My day starts around 6:30am just as the sun is coming up. Christy and I go for a morning running. We just started this a few days ago. For Kenyans it is a jaw dropping phenomenon. Everyone stops what they are doing and stares. People come out of their house just to watch us run by. Children walking to school think it is amusing to run along side of us. They run for a good while considering they are carrying heavy backpacks. The scenery is beautiful but every once in awhile we are slowed down by a heard of cows crossing the street, and all the loose goats roaming around.
After a quick shower I head to breakfast. It’s a light meal consisting of tea (not like American tea though, they use boiling milk instead of water), bread and biscuits (thin cookies).

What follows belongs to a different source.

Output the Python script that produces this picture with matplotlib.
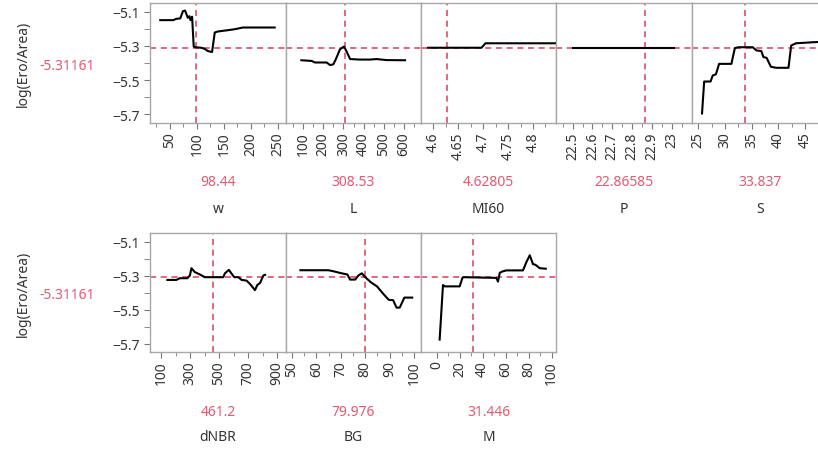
import matplotlib.pyplot as plt
from matplotlib.ticker import MultipleLocator, FixedLocator

plt.rcParams['font.family'] = ['Noto Sans', 'DejaVu Sans']

# prediction profiler: log(Ero/Area) against each factor
resp_label = "log(Ero/Area)"
resp_now = -5.31161

w_x = [32, 56, 62, 69, 74, 78, 83, 86, 88, 91, 94, 97, 108, 114, 120, 128, 133, 139, 154, 170, 185, 218, 244]
w_y = [-5.15, -5.15, -5.142, -5.14, -5.098, -5.094, -5.136, -5.127, -5.15, -5.13, -5.304, -5.308,
       -5.311, -5.317, -5.33, -5.336, -5.222, -5.216, -5.21, -5.203, -5.193, -5.193, -5.193]

L_x = [92, 143, 159, 217, 234, 250, 263, 283, 303, 316, 333, 382, 431, 464, 513, 605]
L_y = [-5.384, -5.388, -5.397, -5.397, -5.412, -5.408, -5.377, -5.32, -5.304, -5.333,
       -5.377, -5.38, -5.38, -5.377, -5.383, -5.384]

mi_x = [4.59, 4.697, 4.705, 4.85]
mi_y = [-5.311, -5.311, -5.285, -5.285]

p_x = [22.5, 23.01]
p_y = [-5.311, -5.311]

s_x = [25.7, 26.1, 27.3, 27.7, 28.3, 28.9, 31.2, 31.85, 32.5, 35.2, 35.9, 36.8, 37.2, 37.8,
       38.6, 39.6, 41.9, 42.4, 43.3, 47, 50]
s_y = [-5.694, -5.508, -5.508, -5.473, -5.466, -5.405, -5.405, -5.313, -5.308, -5.308, -5.327,
       -5.33, -5.365, -5.37, -5.422, -5.428, -5.428, -5.298, -5.285, -5.278, -5.275]

dnbr_x = [144, 206, 229, 282, 299, 310, 333, 368, 402, 529, 541, 568, 591, 605, 633, 656, 690,
          714, 748, 764, 783, 806, 818]
dnbr_y = [-5.326, -5.326, -5.316, -5.316, -5.30, -5.257, -5.28, -5.294, -5.31, -5.31, -5.287,
          -5.267, -5.294, -5.31, -5.31, -5.326, -5.33, -5.35, -5.386, -5.356, -5.344, -5.30, -5.296]

bg_x = [53.5, 64.9, 67, 69.7, 72.7, 73.8, 75.9, 77.2, 78.6, 80, 82.3, 84.8, 87.5, 89.6, 91.4,
        92.8, 94.1, 96, 99.2]
bg_y = [-5.269, -5.269, -5.275, -5.285, -5.294, -5.324, -5.324, -5.30, -5.287, -5.31, -5.34,
        -5.364, -5.41, -5.443, -5.445, -5.489, -5.489, -5.43, -5.43]

m_x = [2.6, 5.5, 7, 20, 22.3, 22.9, 51.8, 53.3, 54.8, 56.8, 60.5, 75, 78, 80.9, 83.7, 85.8, 89.6, 94.8]
m_y = [-5.677, -5.356, -5.364, -5.364, -5.316, -5.31, -5.314, -5.336, -5.285, -5.277, -5.27,
       -5.27, -5.221, -5.181, -5.233, -5.237, -5.257, -5.26]

# name, x, y, current setting, setting text, xlim, labelled ticks, minor ticks
top_row = [
    ("w", w_x, w_y, 98.44, "98.44", (13, 265), range(50, 251, 50), range(25, 251, 25)),
    ("L", L_x, L_y, 308.53, "308.53", (16, 684), range(100, 601, 100), range(50, 651, 50)),
    ("MI60", mi_x, mi_y, 4.62805, "4.62805", (4.576, 4.846),
     [4.6, 4.65, 4.7, 4.75, 4.8], [4.6 + 0.025 * i for i in range(10)]),
    ("P", p_x, p_y, 22.86585, "22.86585", (22.416, 23.103),
     [22.5, 22.6, 22.7, 22.8, 22.9, 23.0], [22.45 + 0.05 * i for i in range(13)]),
    ("S", s_x, s_y, 33.837, "33.837", (23.82, 49.3), range(25, 46, 5), [25 + 2.5 * i for i in range(10)]),
]
bot_row = [
    ("dNBR", dnbr_x, dnbr_y, 461.2, "461.2", (24, 962), range(100, 901, 200), range(100, 901, 100)),
    ("BG", bg_x, bg_y, 79.976, "79.976", (47.6, 102.8), range(50, 101, 10), range(50, 101, 5)),
    ("M", m_x, m_y, 31.446, "31.446", (-13.6, 103.7), range(0, 101, 20), range(0, 101, 10)),
]

W, H = 818, 452
red = '#d8405c'
red_txt = '#e45a72'
edges = [150, 286, 421, 556, 692, 828]

fig = plt.figure(figsize=(W / 100, H / 100), dpi=100)


def fmt(v):
    s = f"{v:g}"
    return s


def draw_row(panels, y0, y1, y_val, y_name):
    for i, (name, xs, ys, cur, cur_txt, xlim, major, minor) in enumerate(panels):
        x0, x1 = edges[i], edges[i + 1]
        ax = fig.add_axes([x0 / W, 1 - y1 / H, (x1 - x0) / W, (y1 - y0) / H])
        ax.plot(xs, ys, color='black', lw=1.5, zorder=3)
        ax.axhline(resp_now, color=red, lw=1.1, ls=(0, (4, 3)), zorder=2)
        ax.axvline(cur, color=red, lw=1.1, ls=(0, (4, 3)), zorder=2)
        ax.set_xlim(*xlim)
        ax.set_ylim(-5.75, -5.05)
        ax.xaxis.set_major_locator(FixedLocator(list(major)))
        ax.xaxis.set_minor_locator(FixedLocator(list(minor)))
        ax.set_xticklabels([fmt(v) for v in major], rotation=90)
        ax.tick_params(axis='x', which='both', direction='out', color='#777777',
                       labelsize=10, labelcolor='#333333', pad=2)
        ax.tick_params(axis='x', which='major', length=4)
        ax.tick_params(axis='x', which='minor', length=3)
        for sp in ax.spines.values():
            sp.set_color('#a8a8a8')
            sp.set_linewidth(1.0)
        if i == 0:
            ax.yaxis.set_major_locator(FixedLocator([-5.7, -5.5, -5.3, -5.1]))
            ax.yaxis.set_minor_locator(FixedLocator([-5.6, -5.4, -5.2]))
            ax.tick_params(axis='y', which='both', direction='out', length=4, color='#777777',
                           labelsize=10, labelcolor='#333333', pad=3)
        else:
            ax.tick_params(axis='y', which='both', left=False, labelleft=False)
        xc = (x0 + min(x1, W + 10)) / 2
        fig.text(xc / W, 1 - y_val / H, cur_txt, color=red_txt, fontsize=10, ha='center', va='center')
        fig.text(xc / W, 1 - y_name / H, name, color='#333333', fontsize=10, ha='center', va='center')
    yc = (y0 + y1) / 2
    fig.text(23 / W, 1 - yc / H, resp_label, rotation=90, color='#333333', fontsize=10,
             ha='center', va='center')
    fig.text(67 / W, 1 - (yc + 2) / H, f"{resp_now}", color=red_txt, fontsize=10,
             ha='center', va='center')


draw_row(top_row, 4, 124, 183, 210)
draw_row(bot_row, 234, 353, 413, 438)

fig.savefig("out.png", dpi=100)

My morning commute is a two minute walk. It’s nice not having to worry about the heavy traffic on I-471 in the morning! My co workers, Ernest and Sam, roll in between 8:30 and 10:00. They are definitely on “Kenyan time.” Throughout the day inpatients, out patients, and HIV clinic patients come by for their x-ray and ultrasounds. Nobody has appointments, its first come first serve. Usually five people all show up at one time, then after they are done we don’t do anything for the next hour. Lunch is from 12:30 to 2:00. Pretty much the whole hospital shuts down except for a few nurses. I go back home and have some lunch then come back around 2:00. I’m enjoying the 90 minute lunch break! The work days concludes at 5pm. X-ray staff is “on call” for the rest of the evening, but since I have been here we’ve never been called in.
After work I head to the orphanage, Dala Kiye. It’s just down the road from the hospital. Over sixty kids from about four years and older live there. They all are HIV positive, and have lost patients due to the AIDS epidemic. With that being said these are the happiest group of kids I have ever seen. They are always running around, playing and laughing. After being at the hospital all day seeing so much suffering, it is good to see the kids who are so hope filled. All the kids are on antiretrovirals and go to school. These kids are the highlight of my day, we usually end up playing soccer of reading books.
Around 7:00 I head home. I arrive just in time to see the sun set. It is stunning every single night. Its just this huge orange ball dropping into Lake Victoria.
I wash the days dirt off my feet and head to dinner around 8:00. Dinner is an international affair. The dinner table consists of two Italian priest, one Kenyan priest, one Kenyan brother, one Hungarian surgeon, two long-term Italian volunteers, Christy, and me. Everyone speaks English for the most part but language barriers definitely exist. After dinner we read the newspaper, play cards, of just hang out and chat.
I’m exhausted by the end of the day and crash early. I tuck myself into my mosquito net and call it a day!